Помню, была ярмарка в районе Тверской. Мы пошли с другом-белорусом Гошей (он не бездомный, но наркоман — траву курит). Гоша: «Купи гамбургер». Я ему: «Ну как ты питаешься? Я — бомж, и то не ем такое. Пошли шашлык пожарим». Он ни в какую. Купил я ему пять гамбургеров и кока-колы, а себе мясо на шашлык и «Ессентуки-4» в стекле (в пластике не пью). Идем, я думаю про то, какой у нас разный подход к еде. Рядом женщина одна набрала себе поднос всякой всячины на полторы тысячи рублей (я услышал цену) — жирных майонезных салатов, пирожков и т. д. Идет с подносом, чтобы сесть на летней веранде. И вдруг ветер все — раз! — и перевернул. Она стоит с пустым подносом. Мы так смеялись с Гошей. Но вообще в жизни бездомного веселого мало. А в жизни заключенного — еще меньше.

— Да уж, тут шашлыков нет.

— Но сокамерники меня подкармливают. Делятся своими передачами. Даже одевают меня. Дали вот новые кроссовки и модную кофту.

— Кстати, как вам удавалось всегда хорошо выглядеть, живя на улице? И — уж простите — как боролись со вшами, клопами?

— Я за собой всегда ухаживал. В неделю раза 2–3 мылся. У меня много друзей, у которых есть квартиры. Один живет на улице 1905 года.
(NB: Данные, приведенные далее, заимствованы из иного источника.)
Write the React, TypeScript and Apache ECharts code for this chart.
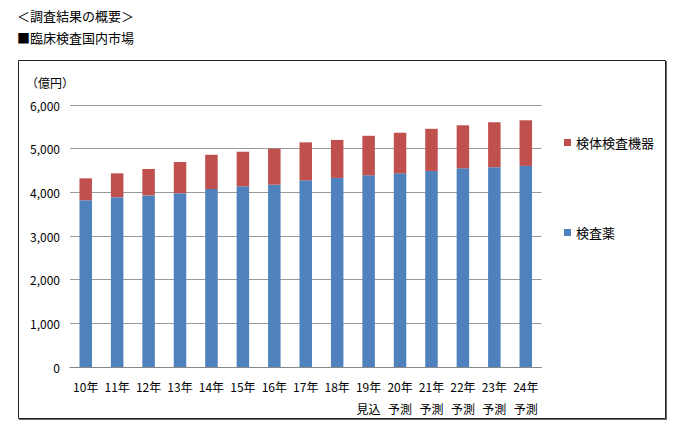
import React, { useEffect, useRef } from "react";
import * as echarts from "echarts";

const categories = ["10年", "11年", "12年", "13年", "14年", "15年", "16年", "17年", "18年", "19年\n見込", "20年\n予測", "21年\n予測", "22年\n予測", "23年\n予測", "24年\n予測"];
const reagents = [3820, 3890, 3930, 3980, 4075, 4140, 4175, 4275, 4330, 4390, 4435, 4490, 4550, 4575, 4605];
const totals = [4320, 4435, 4535, 4695, 4860, 4930, 5000, 5145, 5200, 5295, 5365, 5455, 5535, 5605, 5650];
const instruments = totals.map((t, i) => t - reagents[i]);
const yTicks = [0, 1000, 2000, 3000, 4000, 5000, 6000];

const FONT = "'Noto Sans CJK JP', 'Noto Sans', sans-serif";

export default function App() {
  const ref = useRef<HTMLDivElement>(null);
  useEffect(() => {
    if (!ref.current) return;
    const chart = echarts.init(ref.current, undefined, { renderer: "svg" });
    chart.setOption({
      animation: false,
      backgroundColor: "#ffffff",
      textStyle: { fontFamily: FONT },
      graphic: [
        { type: "text", left: 17, top: 9, style: { text: "＜調査結果の概要＞", fontSize: 13, fontFamily: FONT, fill: "#000" } },
        { type: "text", left: 17, top: 31, style: { text: "■臨床検査国内市場", fontSize: 13, fontFamily: FONT, fill: "#000" } },
        { type: "rect", shape: { x: 18.5, y: 60.5, width: 647, height: 358 }, style: { fill: "none", stroke: "#222", lineWidth: 1 }, z: -1 },
        { type: "line", shape: { x1: 666.5, y1: 61, x2: 666.5, y2: 420 }, style: { stroke: "#666", lineWidth: 1 } },
        { type: "line", shape: { x1: 19, y1: 419.5, x2: 667, y2: 419.5 }, style: { stroke: "#666", lineWidth: 1 } },
        { type: "text", left: 26, top: 76, style: { text: "（億円）", fontSize: 12, fontFamily: FONT, fill: "#000" } },
      ],
      grid: { left: 70, right: 138.5, top: 105, bottom: 61, containLabel: false },
      legend: {
        orient: "vertical",
        left: 559,
        top: 131,
        itemWidth: 7,
        itemHeight: 7,
        itemGap: 77,
        icon: "rect",
        textStyle: { fontSize: 13, color: "#000", fontFamily: FONT },
        data: ["検体検査機器", "検査薬"],
      },
      xAxis: {
        type: "category",
        data: categories,
        axisLine: { lineStyle: { color: "#888", width: 1 } },
        axisTick: { show: false },
        axisLabel: { color: "#000", fontSize: 12, lineHeight: 22, margin: 8, interval: 0, fontFamily: FONT },
      },
      yAxis: {
        type: "value",
        min: yTicks[0],
        max: yTicks[yTicks.length - 1],
        interval: 1000,
        axisLine: { show: false },
        axisTick: { show: false },
        splitLine: { lineStyle: { color: "#999", width: 1 } },
        axisLabel: {
          color: "#000",
          fontSize: 12,
          margin: 10,
          fontFamily: FONT,
          formatter: (v: number) => v.toLocaleString("en-US"),
        },
      },
      series: [
        {
          name: "検査薬",
          type: "bar",
          stack: "total",
          data: reagents,
          barWidth: 12.5,
          itemStyle: { color: "#4F81BD" },
        },
        {
          name: "検体検査機器",
          type: "bar",
          stack: "total",
          data: instruments,
          barWidth: 12.5,
          itemStyle: { color: "#C0504D" },
        },
      ],
    });
    return () => chart.dispose();
  }, []);
  return <div ref={ref} style={{ position: "absolute", left: 0, top: 0, width: 680, height: 428 }} />;
}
И вот я обычно спрашиваю: «Саш, родители дома сегодня?» Он: «Помыться хочешь? Приходи». У меня с собой всегда набор — мыло, шампунь, крем, бритва. Я и дорогими духами пользуюсь — «Живанши». Покупаю на складе, откуда потом такие духи развозят по всех дорогим парфюмерным магазинам. Связи у меня везде есть (смеется). Ну и одежду я тоже стараюсь покупать фирменную. По одежке же встречают.

— И как же вы весь такой разодетый-надушенный-напомаженный спите на улице?

— Так и сплю. На лавочках в парках, в подъездах. Самое сложное зимой. Сейчас почти везде домофоны, внутрь не зайти. Но я знаю, как размагнитить с помощью скотча, чтобы дверь открылась. Захожу и укладываюсь на ночь на лестничной клетке.

— Прямо на полу?

— Да, на картонке. Тут важно, чтобы куртка была двухсторонняя, теплая. Потому на куртке бездомные никогда не экономят.

— И не гоняют вас жильцы?

— Гоняют. Но я выработал график. Прихожу и ложусь спать в подъезде в 2 часа ночи. А в 5–6 уже встаю, собираюсь и ухожу. Так меня никто не замечает. Организм уже привык, успевает выспаться за эти 3–4 часа.

— С девушками в «вольной» жизни встречались?

— С теми, которые бомжуют, я даже не общался. Меня такие не привлекают. Приличные знакомые дамы были, но всегда вставал главный вопрос — куда я их приведу? Надо сначала себя на ноги поставить.